So awhile back I mentioned getting a free subscription to Rolling Stone magazine. All I can say is, I wouldn’t wipe my ass with this magazine. Sure, I could try, but nothing comes close to two-ply. Every magazine is the same thing – “only Republicans are evil,” “Al Gore is right about everything,” and “The music industry is your friend.” Seriously, they pay lip service to Radiohead’s ground-braking “F the Industry” release of music and then provide a majority of dissenting opinions. Of course, the only opinions they publish are from people who are on record as being mindless lemmings… Or should I say – “Bush is an idiot – who is masterminding world domination.” Yea, I don’t get it either. He’s either Pinky or The Brain – not both. I don’t buy that Cheney is the root of all evil either, we all know that the root of all evil lies in Barbara Streisand’s underwear.

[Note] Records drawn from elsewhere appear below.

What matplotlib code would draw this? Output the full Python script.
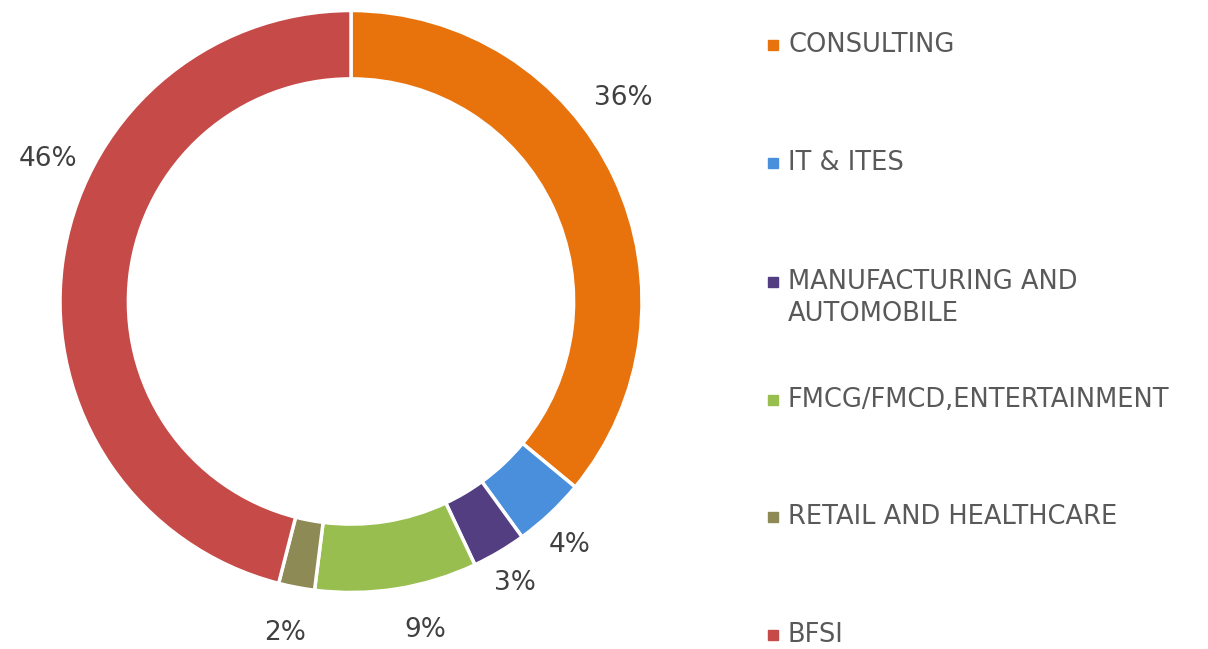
import matplotlib.pyplot as plt

# data
sectors = ['CONSULTING', 'IT & ITES', 'MANUFACTURING AND\nAUTOMOBILE',
           'FMCG/FMCD,ENTERTAINMENT', 'RETAIL AND HEALTHCARE', 'BFSI']
shares = [36, 4, 3, 9, 2, 46]
colors = ['#E8720C', '#4A8FDC', '#523E80', '#98BE50', '#8E8A55', '#C64A47']

# label spots (data coords, ring radius = 1)
label_xy = [(0.935, 0.700), (0.753, -0.837), (0.564, -0.967),
            (0.254, -1.129), (-0.227, -1.139), (-1.040, 0.490)]

W, H = 1208, 649
fig = plt.figure(figsize=(W / 100, H / 100), dpi=100)

# ring centre (351, 301) px, radius 291 px
cx, cy, r = 351, 301.5, 291
lim = 1.3
side = 2 * lim * r
ax = fig.add_axes([(cx - side / 2) / W, (H - cy - side / 2) / H, side / W, side / H])
ax.pie(shares, colors=colors, startangle=90, counterclock=False,
       wedgeprops=dict(width=0.235, edgecolor='white', linewidth=2.5))
ax.set_xlim(-lim, lim)
ax.set_ylim(-lim, lim)
ax.set_aspect('equal')
ax.axis('off')

for v, (x, y) in zip(shares, label_xy):
    ax.text(x, y, f'{v}%', ha='center', va='center', fontsize=19, color='#404040')

# legend drawn by hand
leg_y = [45, 163, 282, 400, 517, 635]
for name, c, y in zip(sectors, colors, leg_y):
    fig.patches.append(plt.Rectangle((768 / W, (H - y - 5) / H), 10 / W, 10 / H,
                                     transform=fig.transFigure, color=c))
    if '\n' in name:
        fig.text(788 / W, (H - y + 13) / H, name, ha='left', va='top',
                 fontsize=18.5, color='#595959', linespacing=1.3)
    else:
        fig.text(788 / W, (H - y) / H, name, ha='left', va='center',
                 fontsize=18.5, color='#595959')

fig.savefig('out.png', dpi=100)
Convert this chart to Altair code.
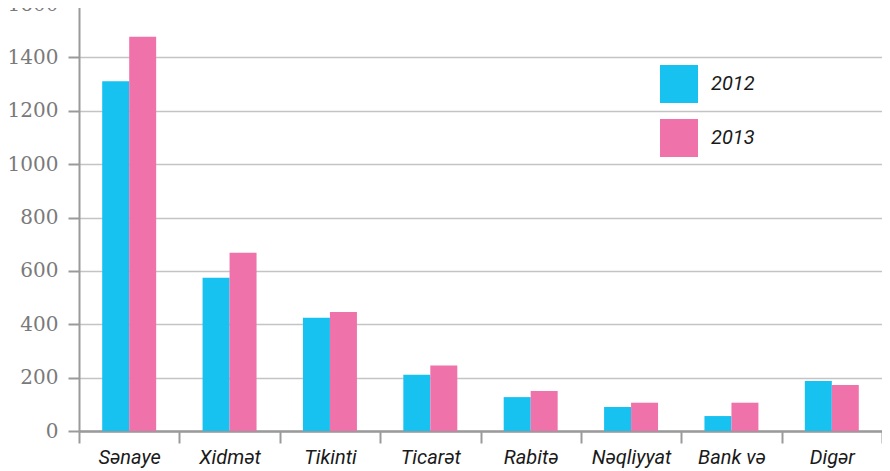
import altair as alt
import pandas as pd

categories = ["Sənaye", "Xidmət", "Tikinti", "Ticarət", "Rabitə", "Nəqliyyat", "Bank və sığorta", "Digər"]
years = ["2012", "2013"]
values_2012 = [1311, 574, 424, 211, 127, 90, 56, 187]
values_2013 = [1477, 668, 446, 245, 150, 106, 106, 172]
y_ticks = [0, 200, 400, 600, 800, 1000, 1200, 1400, 1600]
colors = ["#17C1F0", "#F072AB"]

rows = []
for c, v in zip(categories, values_2012):
    rows.append({"cat": c, "year": "2012", "value": v})
for c, v in zip(categories, values_2013):
    rows.append({"cat": c, "year": "2013", "value": v})
df = pd.DataFrame(rows)

chart = alt.Chart(df).mark_bar().encode(
    x=alt.X(
        "cat:N",
        sort=categories,
        scale=alt.Scale(paddingInner=0, paddingOuter=0),
        axis=alt.Axis(
            title=None,
            tickBand="extent",
            tickSize=12,
            tickWidth=2,
            tickColor="#9a9a9a",
            domainColor="#9a9a9a",
            domainWidth=2.5,
            labelFont="Roboto",
            labelFontStyle="italic",
            labelFontSize=20,
            labelColor="#1a1a1a",
            labelPadding=4,
            labelAngle=0,
            labelBaseline="top",
            labelExpr="datum.label == 'Bank və sığorta' ? ['Bank və', 'sığorta'] : datum.label",
        ),
    ),
    xOffset=alt.XOffset("year:N", scale=alt.Scale(paddingInner=0, paddingOuter=0.86)),
    y=alt.Y(
        "value:Q",
        scale=alt.Scale(domain=[0, 1600], nice=False),
        axis=alt.Axis(
            title=None,
            values=y_ticks,
            format="d",
            tickSize=11,
            tickWidth=2,
            tickColor="#9a9a9a",
            domainColor="#9a9a9a",
            domainWidth=2,
            gridColor="#c4c4c4",
            gridWidth=1.5,
            labelFont="DejaVu Serif",
            labelFontSize=20,
            labelColor="#7a7a7a",
            labelPadding=10,
        ),
    ),
    color=alt.Color(
        "year:N",
        scale=alt.Scale(domain=years, range=colors),
        legend=alt.Legend(
            title=None,
            orient="none",
            legendX=581,
            legendY=61,
            symbolType="square",
            symbolSize=1444,
            symbolStrokeWidth=0,
            symbolOpacity=1,
            rowPadding=16,
            labelOffset=13,
            labelFont="Roboto",
            labelFontStyle="italic",
            labelFontSize=20,
            labelColor="#1a1a1a",
            padding=0,
        ),
    ),
).properties(
    width=803,
    height=427,
    autosize=alt.AutoSizeParams(type="none"),
    padding={"left": 71, "top": -4, "right": 0, "bottom": 40},
).configure_view(stroke=None)

chart.save("out.html", embed_options={"renderer": "svg", "actions": False})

Now to take things in a completely different direction (I had an entirely different reasoning for this post, but I had to get that whole Rolling Stone thing off my chest)…
I’m engaged. 🙂
While I was hoping to hear “Yes!” first, a solid “Holy Fuck!” was good enough for me! I’ve been dating the same wonderful lady for nearly 5 years now, it’s been a rocky road at times, but hey – it’s me. I can honestly say that this is the one part of my life that simply makes sense.
I popped the question at our favorite restaurant, Harpoon Bay in Warwick, NY. It was definitely a memory that will last a lifetime. I couldn’t think of a better place to share the special moment than Harpoon Bay – we usually go there a few times of a month. Great food, great people, it’s always an experience – and it’s our place.
Oh and by the way, the hiatus is over – as soon as I figure out how to shut off RSS, we’ll be golden. All you lazy fucks who use an RSS reader, we’re going old school. USE A FUCKING BROWSER. I didn’t spend 20 minutes downloading this spiffy them for my Everything/Nothing page just so you could read the whole goddamned thing in plain text.